> REQUIRED WORK
Pictures in the entries below are to be left out; otherwise, reproduce exactly the lines from the first through the line containing "Line, XAxis, YAxis".
=== MATERIAL PROVIDED ===
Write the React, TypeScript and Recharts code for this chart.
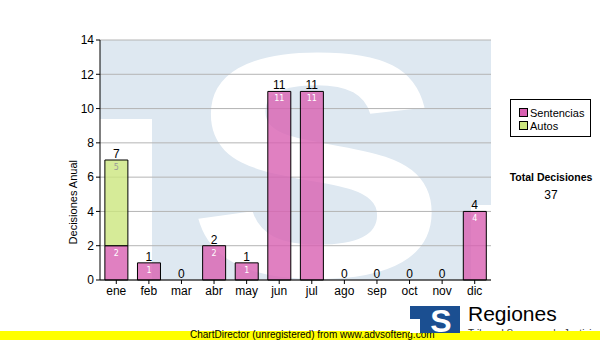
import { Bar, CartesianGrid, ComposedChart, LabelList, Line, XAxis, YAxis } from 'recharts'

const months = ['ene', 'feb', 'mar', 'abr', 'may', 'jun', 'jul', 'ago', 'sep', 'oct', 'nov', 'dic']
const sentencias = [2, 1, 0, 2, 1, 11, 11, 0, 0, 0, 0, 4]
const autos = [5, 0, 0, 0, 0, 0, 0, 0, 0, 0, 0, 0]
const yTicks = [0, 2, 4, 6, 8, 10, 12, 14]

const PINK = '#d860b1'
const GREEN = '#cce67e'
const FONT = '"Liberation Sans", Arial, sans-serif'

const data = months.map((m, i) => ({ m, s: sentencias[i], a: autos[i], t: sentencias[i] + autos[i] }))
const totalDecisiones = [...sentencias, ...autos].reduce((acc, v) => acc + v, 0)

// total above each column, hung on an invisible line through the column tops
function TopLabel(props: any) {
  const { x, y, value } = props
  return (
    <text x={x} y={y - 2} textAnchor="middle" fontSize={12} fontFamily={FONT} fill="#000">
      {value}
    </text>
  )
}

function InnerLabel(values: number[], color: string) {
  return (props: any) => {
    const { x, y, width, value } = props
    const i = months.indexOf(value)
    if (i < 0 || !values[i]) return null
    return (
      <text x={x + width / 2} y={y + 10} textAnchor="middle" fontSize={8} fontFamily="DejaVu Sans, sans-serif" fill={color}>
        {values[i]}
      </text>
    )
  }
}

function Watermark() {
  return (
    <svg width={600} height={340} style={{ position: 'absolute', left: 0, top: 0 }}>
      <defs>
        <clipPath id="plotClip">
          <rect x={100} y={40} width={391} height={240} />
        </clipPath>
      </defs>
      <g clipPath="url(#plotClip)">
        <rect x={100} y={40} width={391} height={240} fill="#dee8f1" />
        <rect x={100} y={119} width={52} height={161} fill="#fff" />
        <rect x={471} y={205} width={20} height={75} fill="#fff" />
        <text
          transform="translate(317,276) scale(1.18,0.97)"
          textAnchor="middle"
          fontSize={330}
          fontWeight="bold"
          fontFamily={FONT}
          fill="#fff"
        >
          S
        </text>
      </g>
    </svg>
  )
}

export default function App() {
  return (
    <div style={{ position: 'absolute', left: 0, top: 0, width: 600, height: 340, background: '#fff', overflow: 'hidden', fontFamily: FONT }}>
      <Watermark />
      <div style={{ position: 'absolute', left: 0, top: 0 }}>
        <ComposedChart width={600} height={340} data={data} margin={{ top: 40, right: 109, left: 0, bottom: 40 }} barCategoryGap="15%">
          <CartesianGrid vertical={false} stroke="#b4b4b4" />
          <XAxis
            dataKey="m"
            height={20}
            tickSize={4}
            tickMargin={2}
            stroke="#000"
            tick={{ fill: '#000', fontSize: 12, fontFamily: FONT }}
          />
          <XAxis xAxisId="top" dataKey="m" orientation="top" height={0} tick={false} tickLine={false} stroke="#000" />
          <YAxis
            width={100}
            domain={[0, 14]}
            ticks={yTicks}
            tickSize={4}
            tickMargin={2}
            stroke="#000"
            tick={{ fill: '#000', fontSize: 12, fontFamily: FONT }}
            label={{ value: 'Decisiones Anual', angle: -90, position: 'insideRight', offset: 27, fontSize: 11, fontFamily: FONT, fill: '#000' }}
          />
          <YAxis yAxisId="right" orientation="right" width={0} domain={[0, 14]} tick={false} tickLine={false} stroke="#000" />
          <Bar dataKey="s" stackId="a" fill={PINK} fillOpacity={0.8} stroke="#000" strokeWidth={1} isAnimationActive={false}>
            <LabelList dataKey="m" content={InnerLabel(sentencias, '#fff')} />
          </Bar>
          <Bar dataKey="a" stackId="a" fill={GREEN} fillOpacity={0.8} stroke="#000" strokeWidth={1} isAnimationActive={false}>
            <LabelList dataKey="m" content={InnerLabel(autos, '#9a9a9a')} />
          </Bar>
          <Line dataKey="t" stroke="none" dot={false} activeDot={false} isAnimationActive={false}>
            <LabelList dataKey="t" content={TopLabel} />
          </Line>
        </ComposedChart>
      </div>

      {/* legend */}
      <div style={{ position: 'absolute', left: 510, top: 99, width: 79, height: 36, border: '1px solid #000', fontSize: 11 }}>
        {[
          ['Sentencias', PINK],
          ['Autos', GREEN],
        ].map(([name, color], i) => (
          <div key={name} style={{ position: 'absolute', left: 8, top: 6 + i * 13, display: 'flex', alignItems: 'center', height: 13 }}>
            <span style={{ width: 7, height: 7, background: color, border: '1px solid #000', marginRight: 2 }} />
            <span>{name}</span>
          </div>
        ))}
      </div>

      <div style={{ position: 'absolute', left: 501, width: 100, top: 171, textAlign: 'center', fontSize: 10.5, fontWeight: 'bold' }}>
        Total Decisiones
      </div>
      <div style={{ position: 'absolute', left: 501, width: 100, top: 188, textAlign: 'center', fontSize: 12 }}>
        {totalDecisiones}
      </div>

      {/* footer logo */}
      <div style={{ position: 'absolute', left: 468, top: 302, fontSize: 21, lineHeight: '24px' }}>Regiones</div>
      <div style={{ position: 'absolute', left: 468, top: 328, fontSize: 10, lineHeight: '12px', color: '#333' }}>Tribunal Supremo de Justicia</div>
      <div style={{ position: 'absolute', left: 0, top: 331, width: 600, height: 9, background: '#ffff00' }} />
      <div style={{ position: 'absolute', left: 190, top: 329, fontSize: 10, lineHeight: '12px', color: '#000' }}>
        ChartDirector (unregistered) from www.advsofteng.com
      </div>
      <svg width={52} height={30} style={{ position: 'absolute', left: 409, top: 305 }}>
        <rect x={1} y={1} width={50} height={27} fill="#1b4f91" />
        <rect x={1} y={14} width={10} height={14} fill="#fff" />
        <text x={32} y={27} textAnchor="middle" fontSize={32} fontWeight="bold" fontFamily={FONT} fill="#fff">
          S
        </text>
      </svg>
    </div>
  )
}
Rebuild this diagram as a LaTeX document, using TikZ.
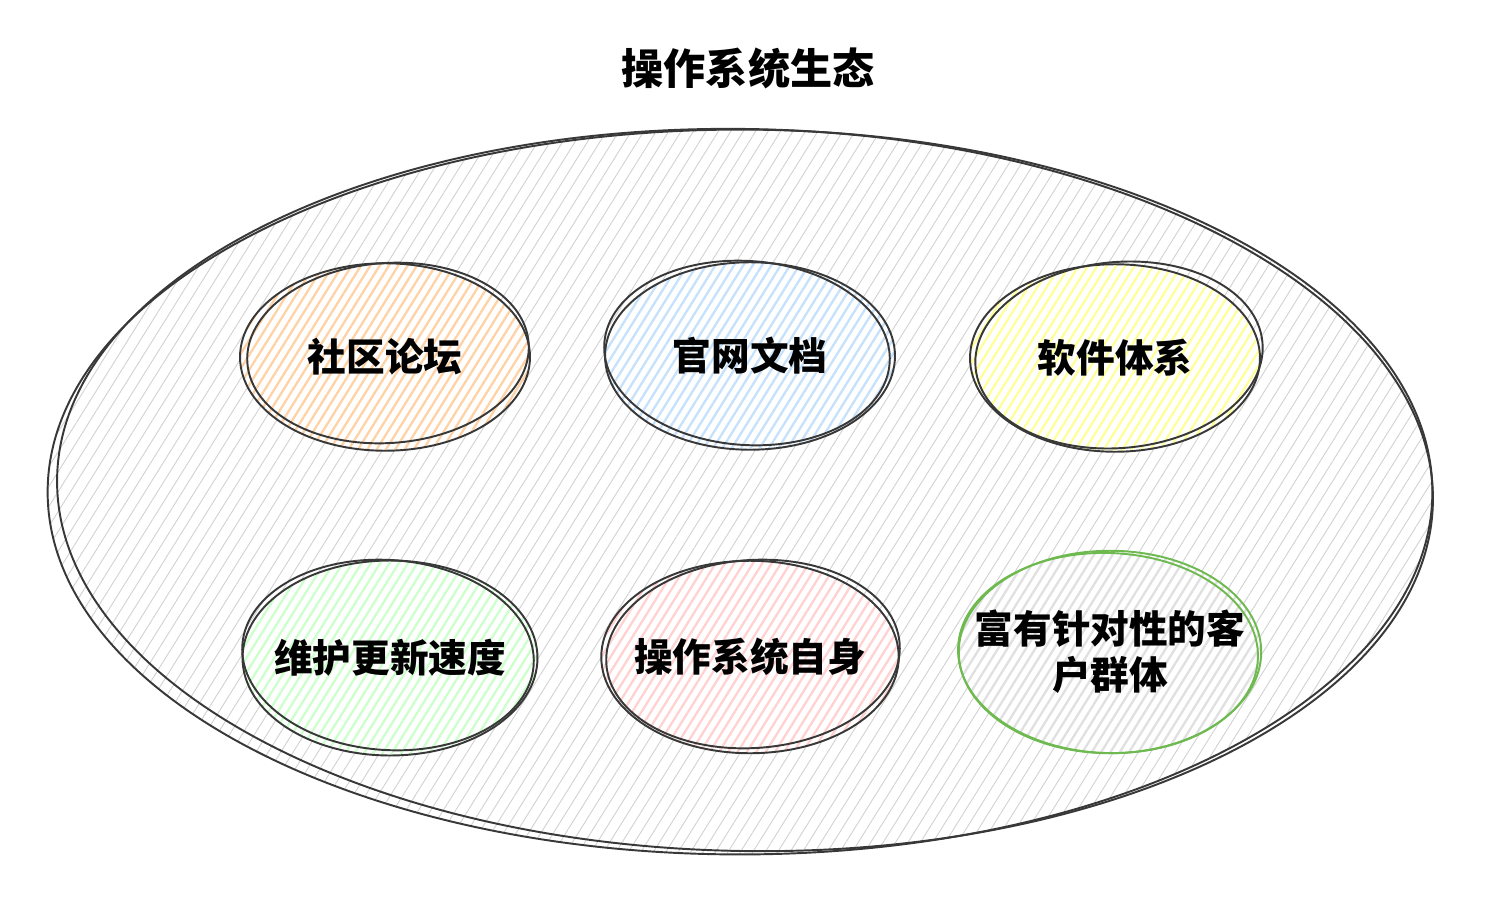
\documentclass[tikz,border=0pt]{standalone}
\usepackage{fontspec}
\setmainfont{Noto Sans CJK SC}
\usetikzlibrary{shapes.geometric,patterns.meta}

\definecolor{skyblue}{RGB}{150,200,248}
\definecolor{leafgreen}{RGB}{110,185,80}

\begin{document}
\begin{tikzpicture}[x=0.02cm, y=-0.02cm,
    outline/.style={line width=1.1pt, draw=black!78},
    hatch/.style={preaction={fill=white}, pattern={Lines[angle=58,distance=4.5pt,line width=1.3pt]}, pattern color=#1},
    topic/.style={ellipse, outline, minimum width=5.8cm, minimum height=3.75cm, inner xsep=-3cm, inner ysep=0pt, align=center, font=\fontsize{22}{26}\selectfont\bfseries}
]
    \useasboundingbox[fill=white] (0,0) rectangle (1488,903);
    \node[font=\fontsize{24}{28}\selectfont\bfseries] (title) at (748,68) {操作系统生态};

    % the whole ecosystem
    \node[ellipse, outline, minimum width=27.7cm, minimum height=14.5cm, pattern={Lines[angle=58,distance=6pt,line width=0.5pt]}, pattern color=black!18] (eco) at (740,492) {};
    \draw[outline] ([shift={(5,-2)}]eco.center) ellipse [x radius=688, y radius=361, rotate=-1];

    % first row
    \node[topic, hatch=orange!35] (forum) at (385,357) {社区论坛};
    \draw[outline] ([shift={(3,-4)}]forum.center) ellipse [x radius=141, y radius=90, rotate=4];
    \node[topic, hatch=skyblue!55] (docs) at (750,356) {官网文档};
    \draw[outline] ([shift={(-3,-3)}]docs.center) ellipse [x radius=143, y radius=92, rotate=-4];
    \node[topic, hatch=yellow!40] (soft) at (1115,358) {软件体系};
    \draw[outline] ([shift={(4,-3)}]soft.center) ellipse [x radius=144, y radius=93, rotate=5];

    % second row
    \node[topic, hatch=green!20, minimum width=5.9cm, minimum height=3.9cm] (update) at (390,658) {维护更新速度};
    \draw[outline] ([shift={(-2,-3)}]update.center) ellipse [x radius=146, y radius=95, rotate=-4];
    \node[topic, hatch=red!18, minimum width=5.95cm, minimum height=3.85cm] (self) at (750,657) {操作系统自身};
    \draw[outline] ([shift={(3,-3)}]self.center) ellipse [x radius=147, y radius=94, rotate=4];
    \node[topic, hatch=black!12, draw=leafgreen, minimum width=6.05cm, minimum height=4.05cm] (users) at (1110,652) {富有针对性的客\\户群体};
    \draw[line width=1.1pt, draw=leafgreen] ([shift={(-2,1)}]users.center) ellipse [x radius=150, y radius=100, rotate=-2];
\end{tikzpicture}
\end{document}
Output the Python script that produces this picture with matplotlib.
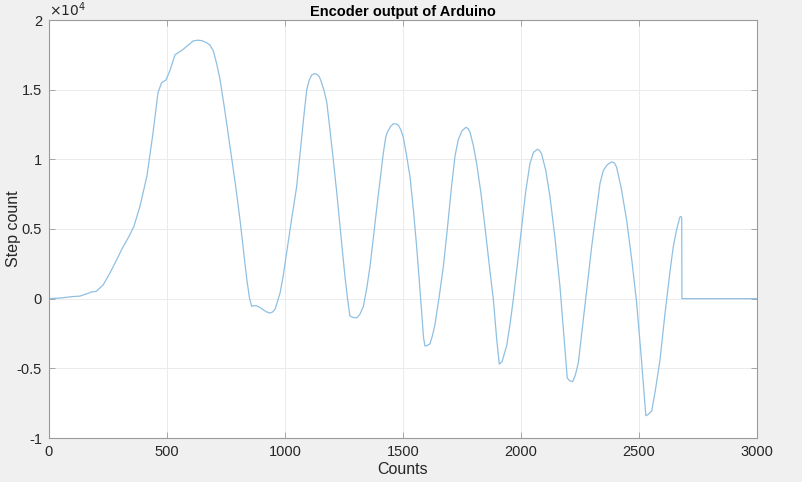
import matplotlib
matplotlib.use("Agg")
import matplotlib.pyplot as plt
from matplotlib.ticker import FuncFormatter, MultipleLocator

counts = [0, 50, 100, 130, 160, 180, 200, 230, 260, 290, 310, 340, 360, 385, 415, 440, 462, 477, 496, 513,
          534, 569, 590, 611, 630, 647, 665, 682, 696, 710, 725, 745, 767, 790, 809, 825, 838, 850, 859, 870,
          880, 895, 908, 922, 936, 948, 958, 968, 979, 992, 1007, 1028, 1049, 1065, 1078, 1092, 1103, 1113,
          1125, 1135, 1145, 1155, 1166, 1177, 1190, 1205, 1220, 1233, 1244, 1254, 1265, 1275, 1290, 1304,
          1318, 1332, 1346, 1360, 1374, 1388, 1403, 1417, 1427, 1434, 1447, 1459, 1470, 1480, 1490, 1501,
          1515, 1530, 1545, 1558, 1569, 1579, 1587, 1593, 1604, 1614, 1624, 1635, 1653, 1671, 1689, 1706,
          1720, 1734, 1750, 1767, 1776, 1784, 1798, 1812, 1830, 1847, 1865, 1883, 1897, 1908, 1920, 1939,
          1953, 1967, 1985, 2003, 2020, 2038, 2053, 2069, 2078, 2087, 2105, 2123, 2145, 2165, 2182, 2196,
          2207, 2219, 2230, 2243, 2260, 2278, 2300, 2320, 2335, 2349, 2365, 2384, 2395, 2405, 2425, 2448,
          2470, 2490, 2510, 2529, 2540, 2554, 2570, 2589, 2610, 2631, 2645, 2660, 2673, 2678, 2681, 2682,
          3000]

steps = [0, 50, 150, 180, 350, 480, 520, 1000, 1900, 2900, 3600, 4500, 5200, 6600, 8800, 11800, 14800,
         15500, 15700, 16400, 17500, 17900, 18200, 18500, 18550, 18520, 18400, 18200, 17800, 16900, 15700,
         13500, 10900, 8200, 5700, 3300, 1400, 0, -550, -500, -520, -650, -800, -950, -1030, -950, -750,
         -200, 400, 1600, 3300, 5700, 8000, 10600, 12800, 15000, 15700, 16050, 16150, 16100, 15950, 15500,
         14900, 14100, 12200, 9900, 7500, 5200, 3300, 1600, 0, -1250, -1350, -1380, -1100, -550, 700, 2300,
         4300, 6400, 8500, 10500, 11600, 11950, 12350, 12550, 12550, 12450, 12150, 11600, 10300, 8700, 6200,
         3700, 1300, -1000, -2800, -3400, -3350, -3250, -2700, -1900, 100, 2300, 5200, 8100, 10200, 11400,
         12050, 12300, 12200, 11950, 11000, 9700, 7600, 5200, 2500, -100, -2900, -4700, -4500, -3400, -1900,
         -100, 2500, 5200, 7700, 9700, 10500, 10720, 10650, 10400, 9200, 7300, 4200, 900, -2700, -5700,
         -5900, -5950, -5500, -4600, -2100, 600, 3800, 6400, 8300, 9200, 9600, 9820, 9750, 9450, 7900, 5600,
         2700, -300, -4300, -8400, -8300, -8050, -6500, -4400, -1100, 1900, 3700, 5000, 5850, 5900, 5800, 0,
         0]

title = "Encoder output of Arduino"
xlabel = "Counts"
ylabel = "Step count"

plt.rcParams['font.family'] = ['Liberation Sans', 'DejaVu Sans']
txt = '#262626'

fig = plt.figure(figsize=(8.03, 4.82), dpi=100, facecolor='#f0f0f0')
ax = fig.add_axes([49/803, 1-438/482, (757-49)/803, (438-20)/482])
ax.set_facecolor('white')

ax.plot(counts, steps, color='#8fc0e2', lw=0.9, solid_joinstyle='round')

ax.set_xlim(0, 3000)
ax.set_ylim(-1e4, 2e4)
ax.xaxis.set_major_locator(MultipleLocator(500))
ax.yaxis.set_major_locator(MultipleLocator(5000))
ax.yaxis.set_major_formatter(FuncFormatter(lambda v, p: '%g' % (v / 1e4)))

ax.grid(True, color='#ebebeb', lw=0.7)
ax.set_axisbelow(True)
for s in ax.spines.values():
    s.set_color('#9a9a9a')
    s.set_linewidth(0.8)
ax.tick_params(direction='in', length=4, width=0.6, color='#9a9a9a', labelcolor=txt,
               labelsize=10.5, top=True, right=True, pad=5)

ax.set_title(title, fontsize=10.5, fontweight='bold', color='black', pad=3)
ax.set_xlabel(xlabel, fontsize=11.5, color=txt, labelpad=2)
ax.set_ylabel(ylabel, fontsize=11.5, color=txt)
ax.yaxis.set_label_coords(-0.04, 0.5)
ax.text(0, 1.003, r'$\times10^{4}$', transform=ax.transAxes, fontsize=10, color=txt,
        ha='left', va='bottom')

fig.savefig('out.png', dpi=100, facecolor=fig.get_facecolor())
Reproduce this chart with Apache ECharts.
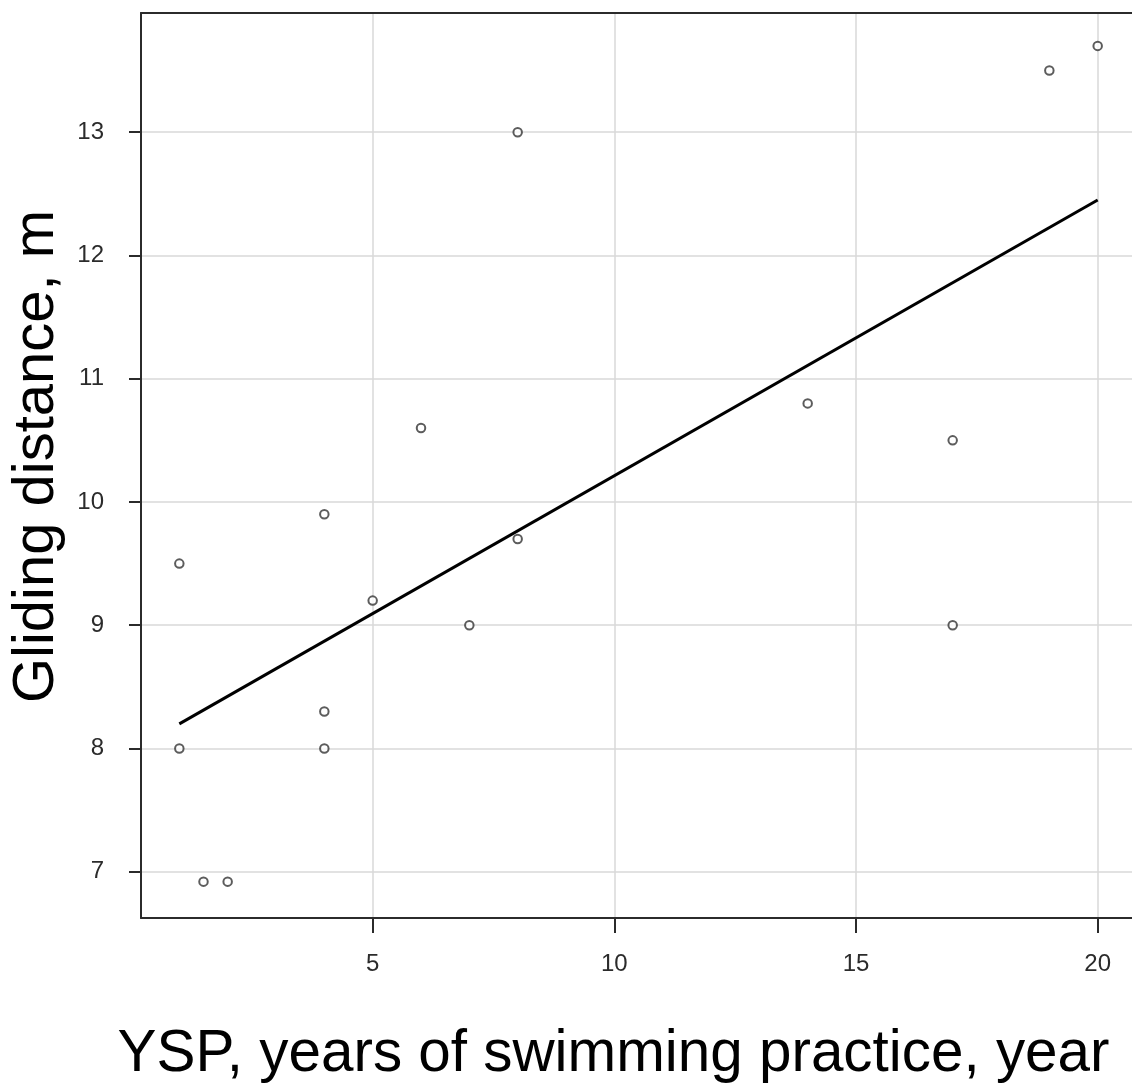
===
> FINISHED TASK
Write the React, TypeScript and Recharts code for this chart.
import { Bar, CartesianGrid, ComposedChart, LabelList, Line, XAxis, YAxis } from 'recharts'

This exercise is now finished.